# Would you buy them?



## MGBee (May 25, 2004)

TBH Folks:

This is my first year with TB hives and I will admit I am hooked after only 2 weeks.

My company is a furniture manufacturer here in NC and we run current CNC technology for all of our wood parts. CNC routers, saws etc.

I hand ripped my 32mm top bars from 4/4 red oak this year. Next year I plan on running them on a moulder. I'll run in 6' or 8' lengths, one pass and they're done. If you would be interested in buying some of these (4/4 oak), I'll price them and we will go from there. Sure took me a long time to hand rip and bevel 120 bars this year.

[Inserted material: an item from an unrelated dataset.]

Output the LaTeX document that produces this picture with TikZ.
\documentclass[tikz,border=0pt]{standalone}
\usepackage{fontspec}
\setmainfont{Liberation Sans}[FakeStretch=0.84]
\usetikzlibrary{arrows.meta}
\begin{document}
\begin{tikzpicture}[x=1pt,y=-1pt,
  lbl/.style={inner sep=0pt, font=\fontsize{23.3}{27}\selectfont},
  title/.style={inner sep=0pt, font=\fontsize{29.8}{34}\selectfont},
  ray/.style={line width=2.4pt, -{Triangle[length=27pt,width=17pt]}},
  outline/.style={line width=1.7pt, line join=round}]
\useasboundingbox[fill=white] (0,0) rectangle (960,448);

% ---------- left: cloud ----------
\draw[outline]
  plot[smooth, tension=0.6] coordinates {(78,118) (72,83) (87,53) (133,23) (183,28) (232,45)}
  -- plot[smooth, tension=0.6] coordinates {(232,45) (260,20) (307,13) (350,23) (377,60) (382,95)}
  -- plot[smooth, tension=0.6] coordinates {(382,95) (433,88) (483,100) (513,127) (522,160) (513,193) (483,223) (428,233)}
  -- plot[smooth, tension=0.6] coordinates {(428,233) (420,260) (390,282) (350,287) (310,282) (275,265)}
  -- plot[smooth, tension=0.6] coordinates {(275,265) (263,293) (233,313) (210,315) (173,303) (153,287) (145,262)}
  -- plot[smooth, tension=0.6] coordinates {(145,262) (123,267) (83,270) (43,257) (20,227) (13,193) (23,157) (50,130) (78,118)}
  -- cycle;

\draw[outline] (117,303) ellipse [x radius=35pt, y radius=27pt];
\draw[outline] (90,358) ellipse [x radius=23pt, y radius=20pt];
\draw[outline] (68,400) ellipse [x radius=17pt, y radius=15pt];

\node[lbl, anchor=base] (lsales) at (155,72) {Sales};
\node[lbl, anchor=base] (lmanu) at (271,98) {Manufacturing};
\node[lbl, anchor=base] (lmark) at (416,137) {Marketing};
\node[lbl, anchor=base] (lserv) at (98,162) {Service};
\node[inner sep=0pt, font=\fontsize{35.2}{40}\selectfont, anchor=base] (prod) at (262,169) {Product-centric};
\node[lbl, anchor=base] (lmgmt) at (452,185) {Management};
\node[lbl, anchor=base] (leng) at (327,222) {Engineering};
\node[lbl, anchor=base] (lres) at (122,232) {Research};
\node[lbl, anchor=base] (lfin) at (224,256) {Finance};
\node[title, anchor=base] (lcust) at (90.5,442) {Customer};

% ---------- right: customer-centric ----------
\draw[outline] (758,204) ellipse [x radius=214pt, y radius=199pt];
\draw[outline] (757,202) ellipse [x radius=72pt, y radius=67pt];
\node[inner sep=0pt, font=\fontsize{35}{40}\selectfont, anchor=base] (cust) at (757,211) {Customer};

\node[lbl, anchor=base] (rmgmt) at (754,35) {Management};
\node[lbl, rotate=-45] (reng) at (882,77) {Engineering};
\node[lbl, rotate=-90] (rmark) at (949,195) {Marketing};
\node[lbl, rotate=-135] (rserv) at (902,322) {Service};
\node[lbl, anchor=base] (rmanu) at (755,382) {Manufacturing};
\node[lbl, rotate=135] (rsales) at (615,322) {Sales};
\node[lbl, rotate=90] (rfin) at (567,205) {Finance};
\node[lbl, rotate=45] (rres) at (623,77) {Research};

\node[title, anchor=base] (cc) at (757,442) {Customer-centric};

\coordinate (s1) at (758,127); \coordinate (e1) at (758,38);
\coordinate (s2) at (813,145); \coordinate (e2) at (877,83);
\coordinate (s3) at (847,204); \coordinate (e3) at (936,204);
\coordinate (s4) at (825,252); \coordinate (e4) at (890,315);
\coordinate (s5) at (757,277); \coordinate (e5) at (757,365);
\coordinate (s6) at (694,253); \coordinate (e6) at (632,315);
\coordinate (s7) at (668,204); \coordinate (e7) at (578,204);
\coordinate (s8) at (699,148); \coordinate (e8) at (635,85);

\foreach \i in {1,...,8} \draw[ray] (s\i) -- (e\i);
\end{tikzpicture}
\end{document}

I am also going to set up a program on the CNC to build hive parts -- sides, bottom, back, and front. Dovetail construction, all from shop scrap, 3/4" or 1" plywood. 

If we could arrive at a common size, I think they would be pretty cheap.

Are you interested?

Regards,
Miles


----------



## chemistbert (Mar 4, 2004)

Sweet. I'd be interested if the price was right. Oh and they were 19" long.


----------



## KSbee (Feb 18, 2005)

I'd be interested as well. Will your CNC machine accept AutoCad files to work from? You may contact me by e-mail to discuss further ([email protected]). Thanks


----------



## Jim Fischer (Jan 5, 2001)

If SLO-SYN CNC language is still used, I can
help out with programming, but I expect that
SLO-SYN went the way of paper punched tape
CNC "programs".


----------



## MGBee (May 25, 2004)

Chemistbert:

I would run the bars in 5'or 6' lengths (ship UPS that way) you cut to the length desired. 

KSbee:
I'll contact you to discuss.

Doesn't seem to be much interest yet, as top bar guys are like me -- very cheap-- and wanting to experiment with hive and bar design. That said , I'll still run my own bars and hive parts this year and post a price for those interested.

Regards 
Miles


----------



## Butterchurn (Jan 13, 2005)

I'm interested!

Ron


----------



## onebigchaos (May 20, 2005)

i am interested how much do you charge?


----------



## Robert166 (Mar 12, 2005)

I am too..


----------



## LET (May 24, 2005)

Me too!


----------



## MIKI (Aug 15, 2003)

I think most of the fun is building them myself.


----------



## Wayne Miles (Jan 4, 2006)

I am interested. Contact me please or post here.
I can drive to Kernersville or meet you at the NC State meeting in Clemmons.

I am new to this BB, have been a beekeeper for 1 year and wish I had known of TBH's before I started.


----------



## Beesplease (Nov 12, 2005)

I'm interested. What hive dimensions did you use this year?


----------